In order to thrive as human beings, we need to gauge the quality of our inner world, including our thoughts. What are we thinking? Do we have recurring thought patterns? Do we find ourselves in a place where we judge our own thoughts as ‘strange’ or ‘abnormal’?
We all have them: the inner microcosms of thoughts and feelings which are interesting and potentially complicated spaces. For each individual, the inner world is an unseen and mostly subconscious space, immeasurable in breadth and depth.
Quite often this is a very private and potentially lonely inner location. This is where we process information, our behaviour originates from here and our habits and choices flow from this area. What do we do when we experience complicated or challenging thoughts?
The first step is to accept that it is a normal experience to go through discomfort in one’s inner world. When a thought occurs that you deem to be strange or provoking, it does not necessarily mean that there is something wrong. You are human. You are a complicated product of people, places and experiences, woven into a unique tapestry: perfect in its imperfection.
Quite often, people with a well developed religious or moral code experience inner conflict when they think ‘strange thoughts’. Again, this is not abnormal. But you do need to keep watch: do not become your own worst enemy. You are loved, warts and all. Do not reject or judge yourself. Be kind and show yourself grace.

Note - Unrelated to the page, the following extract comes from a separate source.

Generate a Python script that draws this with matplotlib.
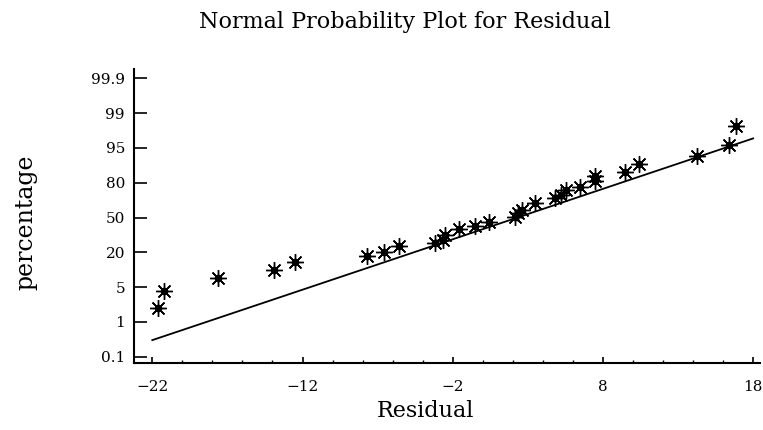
#!/usr/bin/env python3
"""
Normal probability plot of the regression residuals
"""
import numpy as np
import matplotlib
matplotlib.use("Agg")
import matplotlib.pyplot as plt

# residuals (x) and their plotting percentage (y)
residual = [-21.6, -21.2, -17.6, -13.9, -12.5, -7.7, -6.55, -5.6, -3.2,
            -2.65, -2.5, -1.6, -0.5, 0.4, 2.15, 2.35, 2.6, 3.5, 4.8, 5.2,
            5.55, 6.45, 7.45, 7.45, 9.5, 10.4, 14.25, 16.4, 16.85]
percentage = [2.56, 4.61, 8.8, 12.4, 15.7, 18.4, 20.0, 25.7, 28.5,
              30.6, 34.9, 40.1, 43.1, 46.1, 50.4, 53.9, 56.5, 62.2, 66.8,
              69.4, 73.7, 76.6, 80.7, 83.0, 84.7, 88.1, 91.6, 95.4, 97.5]

# reference line end points
line_x = [-22, 18]
line_pct = [0.53, 96.1]

prob_ticks = [0.1, 1, 5, 20, 50, 80, 95, 99, 99.9]
prob_labels = ["0.1", "1", "5", "20", "50", "80", "95", "99", "99.9"]
x_ticks = [-22, -12, -2, 8, 18]

PCT = np.array(prob_ticks, dtype=float)
IDX = np.arange(len(PCT), dtype=float)


def forward(p):
    """
    percentage -> equally spaced tick position
    """
    p = np.asarray(p, dtype=float)
    k = np.interp(p, PCT, IDX)
    k = np.where(p < PCT[0], (p - PCT[0]) / (PCT[1] - PCT[0]), k)
    k = np.where(p > PCT[-1],
                 IDX[-1] + (p - PCT[-1]) / (PCT[-1] - PCT[-2]), k)
    return k


def inverse(k):
    """
    tick position -> percentage
    """
    k = np.asarray(k, dtype=float)
    p = np.interp(k, IDX, PCT)
    p = np.where(k < 0, PCT[0] + k * (PCT[1] - PCT[0]), p)
    p = np.where(k > IDX[-1],
                 PCT[-1] + (k - IDX[-1]) * (PCT[-1] - PCT[-2]), p)
    return p


def main():
    """
    Main program
    """
    plt.rcParams["font.family"] = ["DejaVu Serif"]

    fig = plt.figure(figsize=(7.63, 4.30), dpi=100)
    ax = fig.add_axes([0.1756, 0.1558, 0.8205, 0.6837])

    ax.set_yscale("function", functions=(forward, inverse))

    ax.plot(line_x, line_pct, color="black", lw=1.3, zorder=2)
    ax.plot(residual, percentage, linestyle="none", marker=(8, 2, 0),
            markersize=12, markeredgewidth=1.0, color="black", zorder=3)
    ax.plot(residual, percentage, linestyle="none", marker="o",
            markersize=4.5, color="black", zorder=4)

    ax.set_xlim(-23.22, 18.46)
    ax.set_ylim(inverse(-0.18), inverse(8.27))

    ax.set_xticks(x_ticks)
    ax.set_xticks(np.arange(-22, 19, 2), minor=True)
    ax.set_yticks(prob_ticks, labels=prob_labels)
    ax.yaxis.set_minor_locator(matplotlib.ticker.NullLocator())

    for side in ("top", "right"):
        ax.spines[side].set_visible(False)
    for side in ("left", "bottom"):
        ax.spines[side].set_linewidth(1.5)

    ax.tick_params(axis="y", direction="in", length=9.5, width=1.2,
                   pad=6.5, labelsize=11)
    ax.tick_params(axis="x", which="major", direction="in", length=4.5,
                   width=1.2, pad=12, labelsize=11)
    ax.tick_params(axis="x", which="minor", direction="in", length=2.5,
                   width=1.0)

    ax.set_xlabel("Residual", fontsize=16)
    ax.xaxis.set_label_coords(0.466, -0.125)
    ax.set_ylabel("percentage", fontsize=17)
    ax.yaxis.set_label_coords(-0.155, 0.48)

    fig.text(0.531, 0.948, "Normal Probability Plot for Residual",
             ha="center", va="center", fontsize=16)

    fig.savefig("out.png", dpi=100)


if __name__ == '__main__':
    main()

The second step is to decide to guide your thoughts. While many ideas and feelings occur without us choosing them, we do get to direct the general flow to where we allow our minds to go. We can choose light over darkness, love over hate and forgiveness over bitterness.
Consciously choose the desired outcome. Then make the decision. New thoughts and feelings will follow. It may feel tough, but you will reap the rewards. Do not give up when it’s hard or confusing. Nothing that is worth understanding and learning something from, comes without effort.
Be open to growth and beauty and you will find yourself in a place of possible transformation, increased wholeness and fuller gratitude.
The third step is to keep track of your process. This can be done by journaling. You don’t need to write an essay at the end of a long day, but it will help you to identify your state of mind, the direction of your thoughts and your feelings.
How did I feel most of the day? Or at which stages of the day did I feel or think a certain way that was of significance?
Human emotions can be divided into four categories: mad, glad, scared or sad. Write yours down. Revisit days past. Reflect on personal patterns and individual occurrences.
If necessary, show kindness to yourself and your thought world.
In closing, I would like to suggest a confidante. If we get stuck in our inner worlds we may end up feeling indescribably lonely. In those cases we need someone to talk to, a real person who can truly listen and help us gain perspective. More often than not, when we share, we discover (to great relief!) that we are not alone or a freak.
Please, above all, be kind to yourself.